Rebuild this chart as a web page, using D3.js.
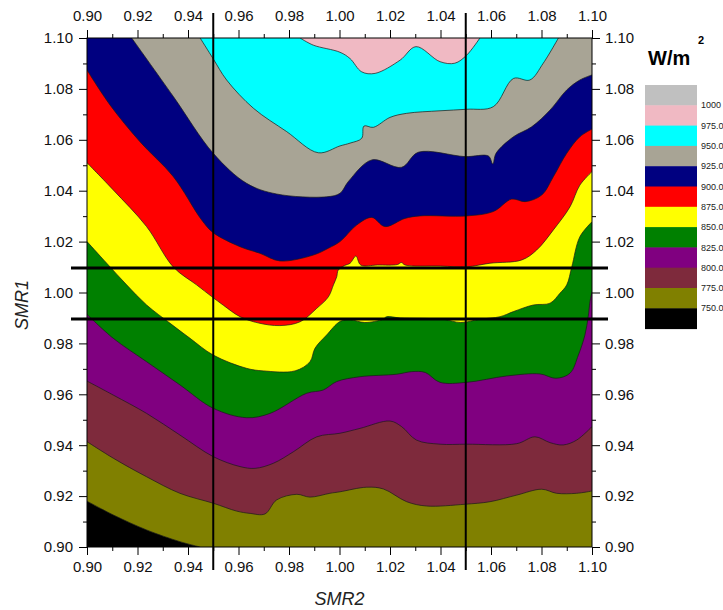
<!DOCTYPE html>
<html>
<head>
<meta charset="utf-8">
<script src="https://cdn.jsdelivr.net/npm/d3@7"></script>
<style>
  body { margin: 0; background: #fff; }
  svg { display: block; font-family: Arial, "Liberation Sans", sans-serif; }
</style>
</head>
<body>
<svg id="chart"></svg>
<script>
// contour levels (W/m2) and their band colours, lowest band first
const levels = [750, 775, 800, 825, 850, 875, 900, 925, 950, 975, 1000];
const bandColors = ["#000000", "#808000", "#7e2a3c", "#800080", "#008000", "#ffff00",
                    "#ff0000", "#000080", "#a8a495", "#00ffff", "#f0b9c3", "#c0c0c0"];
const legendLabels = ["750.0", "775.0", "800.0", "825.0", "850.0", "875.0",
                      "900.0", "925.0", "950.0", "975.0", "1000"];

const xTicks = [0.90, 0.92, 0.94, 0.96, 0.98, 1.00, 1.02, 1.04, 1.06, 1.08, 1.10];
const yTicks = [0.90, 0.92, 0.94, 0.96, 0.98, 1.00, 1.02, 1.04, 1.06, 1.08, 1.10];
const refX = [0.95, 1.05];   // vertical SMR2 lines
const refY = [0.99, 1.01];   // horizontal SMR1 lines

// contour lines as [SMR2, SMR1] points, higher values on the left of travel
const line750 = [[0.90,0.918],[0.9104,0.9126],[0.9236,0.9067],[0.9368,0.9021],[0.9448,0.90]];
const line775 = [[0.90,0.9414],[0.9104,0.9349],[0.9236,0.9276],[0.9368,0.9211],[0.95,0.9172],
  [0.9593,0.9141],[0.9646,0.9132],[0.9705,0.9130],[0.9751,0.9185],[0.9831,0.9207],[0.9883,0.9196],
  [0.9962,0.9211],[1.0002,0.9217],[1.0108,0.9235],[1.0174,0.9228],[1.0266,0.9178],[1.0345,0.9161],
  [1.0497,0.9168],[1.0596,0.9178],[1.0702,0.9204],[1.0801,0.9227],[1.0860,0.9211],[1.0939,0.9211],
  [1.10,0.9220]];
const line800 = [[0.90,0.9652],[0.9104,0.9597],[0.9236,0.9525],[0.9368,0.9440],[0.95,0.9355],
  [0.9606,0.9316],[0.9665,0.9309],[0.9738,0.9329],[0.9817,0.9374],[0.9910,0.9433],[1.0002,0.9447],
  [1.0081,0.9466],[1.0200,0.9495],[1.0246,0.9473],[1.0305,0.9420],[1.0398,0.9404],[1.0504,0.9404],
  [1.0702,0.9406],[1.0774,0.9433],[1.0834,0.9410],[1.0886,0.9401],[1.0939,0.9420],[1.10,0.9473]];
const line825 = [[0.90,0.9914],[0.9104,0.9820],[0.9236,0.9728],[0.9368,0.9637],[0.95,0.9545],
  [0.9632,0.9508],[0.9725,0.9525],[0.9870,0.9604],[0.9936,0.9617],[0.9989,0.9650],[1.0081,0.9669],
  [1.0227,0.9679],[1.0286,0.9689],[1.0339,0.9686],[1.0398,0.9647],[1.0504,0.9647],[1.0662,0.9672],
  [1.0794,0.9680],[1.0857,0.9663],[1.0913,0.9683],[1.0946,0.9754],[1.0972,0.9833],[1.0985,0.9905],
  [1.0992,0.9964],[1.10,1.0003]];
const line850 = [[0.90,1.0200],[0.9078,1.0115],[0.9157,1.0030],[0.9236,0.9951],[0.9329,0.9879],
  [0.9408,0.9820],[0.95,0.9754],[0.9632,0.9702],[0.9698,0.9692],[0.9824,0.9692],[0.9883,0.9728],
  [0.9903,0.9781],[0.9949,0.9833],[1.0002,0.9886],[1.0042,0.9893],[1.0100,0.9882],[1.0172,0.9895],
  [1.0187,0.9905],[1.0240,0.9900],[1.0410,0.9895],[1.0480,0.9882],[1.0556,0.9895],[1.0636,0.9905],
  [1.0689,0.9925],[1.0768,0.9951],[1.0834,0.9958],[1.0873,0.9997],[1.0900,1.0030],[1.0920,1.0101],
  [1.0952,1.0219],[1.10,1.0278]];
const line875 = [[0.90,1.0510],[0.9104,1.0403],[0.9236,1.0259],[0.9342,1.0100],[0.9434,1.0030],
  [0.9494,0.9984],[0.9540,0.9950],[0.9606,0.9905],[0.9680,0.9880],[0.9764,0.9870],[0.9844,0.9885],
  [0.9910,0.9938],[0.9956,0.9983],[0.9976,1.0030],[0.9989,1.0062],[0.9995,1.0088],[1.0020,1.0106],
  [1.0042,1.0115],[1.0065,1.0143],[1.0084,1.0108],[1.0150,1.0108],[1.0230,1.0110],[1.0245,1.0118],
  [1.0260,1.0108],[1.0400,1.0104],[1.0504,1.0101],[1.0596,1.0115],[1.0722,1.0128],[1.0781,1.0167],
  [1.0847,1.0246],[1.0913,1.0337],[1.0952,1.0422],[1.10,1.0475]];
const line900 = [[0.90,1.0874],[0.9091,1.0737],[0.9210,1.0592],[0.9342,1.0455],[0.9454,1.0285],
  [0.95,1.0235],[0.9606,1.0180],[0.9685,1.0154],[0.9764,1.0124],[0.9896,1.0147],[0.9956,1.0174],
  [1.0002,1.0200],[1.0068,1.0265],[1.0128,1.0295],[1.0180,1.0259],[1.0259,1.0291],[1.0319,1.0301],
  [1.0504,1.0301],[1.0609,1.0318],[1.0682,1.0367],[1.0735,1.0357],[1.0801,1.0383],[1.0847,1.0455],
  [1.0900,1.0547],[1.0952,1.0612],[1.10,1.0642]];
const line925 = [[0.9177,1.10],[0.9342,1.0770],[0.95,1.0547],[0.9632,1.0429],[0.9751,1.0387],
  [0.9949,1.0376],[1.0002,1.0390],[1.0035,1.0436],[1.0128,1.0521],[1.0246,1.0492],[1.0312,1.0551],
  [1.0497,1.0534],[1.0590,1.0536],[1.0607,1.0505],[1.0620,1.0547],[1.0689,1.0612],[1.0761,1.0651],
  [1.0834,1.0717],[1.0900,1.0796],[1.0952,1.0835],[1.10,1.0855]];
const line950 = [[0.9448,1.10],[0.95,1.0918],[0.9553,1.0835],[0.9659,1.0724],[0.9791,1.0632],
  [0.9916,1.0549],[1.0002,1.0576],[1.0042,1.0587],[1.0088,1.0606],[1.0097,1.0654],[1.0134,1.0649],
  [1.0200,1.0688],[1.0266,1.0704],[1.0398,1.0714],[1.0504,1.0720],[1.0609,1.0730],[1.0689,1.0841],
  [1.0754,1.0835],[1.0807,1.0901],[1.0867,1.10]];
const line975 = [[0.9844,1.10],[0.9896,1.0972],[1.0002,1.0944],[1.0042,1.0919],[1.0088,1.0867],
  [1.0141,1.0861],[1.0240,1.0913],[1.0303,1.0966],[1.0398,1.0907],[1.0457,1.0901],[1.0504,1.0933],
  [1.0556,1.10]];

const contourLines = [line750, line775, line800, line825, line850, line875,
                      line900, line925, line950, line975];

const width = 723, height = 610;
const margin = { left: 87, right: 131, top: 38, bottom: 63 };
const svg = d3.select("#chart").attr("width", width).attr("height", height);

const x = d3.scaleLinear().domain([0.90, 1.10]).range([margin.left, width - margin.right]);
const y = d3.scaleLinear().domain([0.90, 1.10]).range([height - margin.bottom, margin.top]);
const [x0, x1] = x.domain(), [y0, y1] = y.domain();
const w = x1 - x0, h = y1 - y0;

// position of a border point along the frame, counter-clockwise from bottom-left
function perim([px, py]) {
  const d = [Math.abs(py - y0), Math.abs(px - x1), Math.abs(py - y1), Math.abs(px - x0)];
  const side = d.indexOf(d3.min(d));
  if (side === 0) return px - x0;
  if (side === 1) return w + (py - y0);
  if (side === 2) return w + h + (x1 - px);
  return 2 * w + h + (y1 - py);
}
const corners = [[x1, y0], [x1, y1], [x0, y1], [x0, y0]];
const cornerT = [w, w + h, 2 * w + h, 2 * w + 2 * h];

// frame corners to walk from the end of a contour back to its start (region above the line)
function closingCorners(pts) {
  const tEnd = perim(pts[pts.length - 1]);
  let tStart = perim(pts[0]);
  if (tStart <= tEnd) tStart += 2 * (w + h);
  const extra = [];
  for (let k = 0; k < 8; k++) {
    const t = cornerT[k % 4] + (k >= 4 ? 2 * (w + h) : 0);
    if (t > tEnd && t < tStart) extra.push(corners[k % 4]);
  }
  return extra;
}

const line = d3.line()
  .x(d => x(d[0])).y(d => y(d[1]))
  .curve(d3.curveCatmullRom.alpha(0.5));

function bandPath(pts) {
  const tail = closingCorners(pts).map(c => `L${x(c[0])},${y(c[1])}`).join("");
  return line(pts) + tail + "Z";
}

svg.append("defs").append("clipPath").attr("id", "plotClip")
  .append("rect")
  .attr("x", x(x0)).attr("y", y(y1))
  .attr("width", x(x1) - x(x0)).attr("height", y(y0) - y(y1));

const plot = svg.append("g").attr("clip-path", "url(#plotClip)");

// lowest band as background, then each band above its contour
plot.append("rect")
  .attr("x", x(x0)).attr("y", y(y1))
  .attr("width", x(x1) - x(x0)).attr("height", y(y0) - y(y1))
  .attr("fill", bandColors[0]);

plot.selectAll(".band")
  .data(contourLines)
  .enter().append("path")
  .attr("class", "band")
  .attr("d", d => bandPath(d))
  .attr("fill", (d, i) => bandColors[i + 1]);

plot.selectAll(".cline")
  .data(contourLines)
  .enter().append("path")
  .attr("class", "cline")
  .attr("d", d => line(d))
  .attr("fill", "none")
  .attr("stroke", "#1a1a1a")
  .attr("stroke-width", 0.7);

// frame
svg.append("rect")
  .attr("x", x(x0)).attr("y", y(y1))
  .attr("width", x(x1) - x(x0)).attr("height", y(y0) - y(y1))
  .attr("fill", "none").attr("stroke", "#000").attr("stroke-width", 1);

// axes: major ticks with labels, minor ticks in between
const fmt = d3.format(".2f");
const xMinor = d3.range(0.91, 1.10, 0.02);
const yMinor = d3.range(0.91, 1.10, 0.02);

function drawAxis(axis, transform) {
  const g = svg.append("g").attr("transform", transform).call(axis);
  g.select(".domain").remove();
  g.selectAll("text").attr("font-size", 15).attr("fill", "#111")
    .attr("font-family", "Arial, 'Liberation Sans', sans-serif");
  return g;
}

drawAxis(d3.axisBottom(x).tickValues(xTicks).tickFormat(fmt).tickSize(8).tickPadding(6),
  `translate(0,${y(y0)})`);
drawAxis(d3.axisBottom(x).tickValues(xMinor).tickFormat("").tickSize(4), `translate(0,${y(y0)})`);
drawAxis(d3.axisTop(x).tickValues(xTicks).tickFormat(fmt).tickSize(8).tickPadding(9),
  `translate(0,${y(y1)})`);
drawAxis(d3.axisTop(x).tickValues(xMinor).tickFormat("").tickSize(4), `translate(0,${y(y1)})`);
drawAxis(d3.axisLeft(y).tickValues(yTicks).tickFormat(fmt).tickSize(8).tickPadding(6),
  `translate(${x(x0)},0)`);
drawAxis(d3.axisLeft(y).tickValues(yMinor).tickFormat("").tickSize(4), `translate(${x(x0)},0)`);
drawAxis(d3.axisRight(y).tickValues(yTicks).tickFormat(fmt).tickSize(8).tickPadding(5),
  `translate(${x(x1)},0)`);
drawAxis(d3.axisRight(y).tickValues(yMinor).tickFormat("").tickSize(4), `translate(${x(x1)},0)`);

// reference lines on top
svg.selectAll(".vref")
  .data(refX)
  .enter().append("line")
  .attr("x1", d => x(d)).attr("x2", d => x(d))
  .attr("y1", y(y1) - 25).attr("y2", y(y0) + 23)
  .attr("stroke", "#000").attr("stroke-width", 2);

svg.selectAll(".href")
  .data(refY)
  .enter().append("line")
  .attr("x1", x(x0) - 16).attr("x2", x(x1) + 16)
  .attr("y1", d => y(d) + 1).attr("y2", d => y(d) + 1)
  .attr("stroke", "#000").attr("stroke-width", 3);

// axis titles
svg.append("text")
  .attr("x", (x(x0) + x(x1)) / 2).attr("y", 605)
  .attr("text-anchor", "middle")
  .attr("font-size", 18).attr("font-style", "italic").attr("fill", "#222")
  .text("SMR2");

svg.append("text")
  .attr("transform", "translate(28,305) rotate(-90)")
  .attr("text-anchor", "middle")
  .attr("font-size", 18).attr("font-style", "italic").attr("fill", "#222")
  .text("SMR1");

// legend
const legendTop = 85, boxH = 20.3, boxX = 645, boxW = 52;
const legendColors = bandColors.slice().reverse();

svg.append("text")
  .attr("x", 648).attr("y", 65)
  .attr("font-size", 20).attr("font-weight", "bold").attr("fill", "#000")
  .text("W/m");
svg.append("text")
  .attr("x", 698).attr("y", 44)
  .attr("font-size", 11).attr("font-weight", "bold").attr("fill", "#000")
  .text("2");

svg.selectAll(".lbox")
  .data(legendColors)
  .enter().append("rect")
  .attr("x", boxX).attr("y", (d, i) => legendTop + i * boxH)
  .attr("width", boxW).attr("height", boxH + 0.5)
  .attr("fill", d => d);

svg.selectAll(".llab")
  .data(legendLabels.slice().reverse())
  .enter().append("text")
  .attr("x", 701).attr("y", (d, i) => legendTop + (i + 1) * boxH)
  .attr("dy", "0.35em")
  .attr("font-size", 9).attr("fill", "#222")
  .text(d => d);
</script>
</body>
</html>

————

- What the task asks
Write down every line from the opening of the listing to the line with "const refY = [0.99, 1.01];", both included, and nothing else; the pictures are omitted.

- Response below
Rebuild this chart as a web page, using D3.js.
<!DOCTYPE html>
<html>
<head>
<meta charset="utf-8">
<script src="https://cdn.jsdelivr.net/npm/d3@7"></script>
<style>
  body { margin: 0; background: #fff; }
  svg { display: block; font-family: Arial, "Liberation Sans", sans-serif; }
</style>
</head>
<body>
<svg id="chart"></svg>
<script>
// contour levels (W/m2) and their band colours, lowest band first
const levels = [750, 775, 800, 825, 850, 875, 900, 925, 950, 975, 1000];
const bandColors = ["#000000", "#808000", "#7e2a3c", "#800080", "#008000", "#ffff00",
                    "#ff0000", "#000080", "#a8a495", "#00ffff", "#f0b9c3", "#c0c0c0"];
const legendLabels = ["750.0", "775.0", "800.0", "825.0", "850.0", "875.0",
                      "900.0", "925.0", "950.0", "975.0", "1000"];

const xTicks = [0.90, 0.92, 0.94, 0.96, 0.98, 1.00, 1.02, 1.04, 1.06, 1.08, 1.10];
const yTicks = [0.90, 0.92, 0.94, 0.96, 0.98, 1.00, 1.02, 1.04, 1.06, 1.08, 1.10];
const refX = [0.95, 1.05];   // vertical SMR2 lines
const refY = [0.99, 1.01];   // horizontal SMR1 lines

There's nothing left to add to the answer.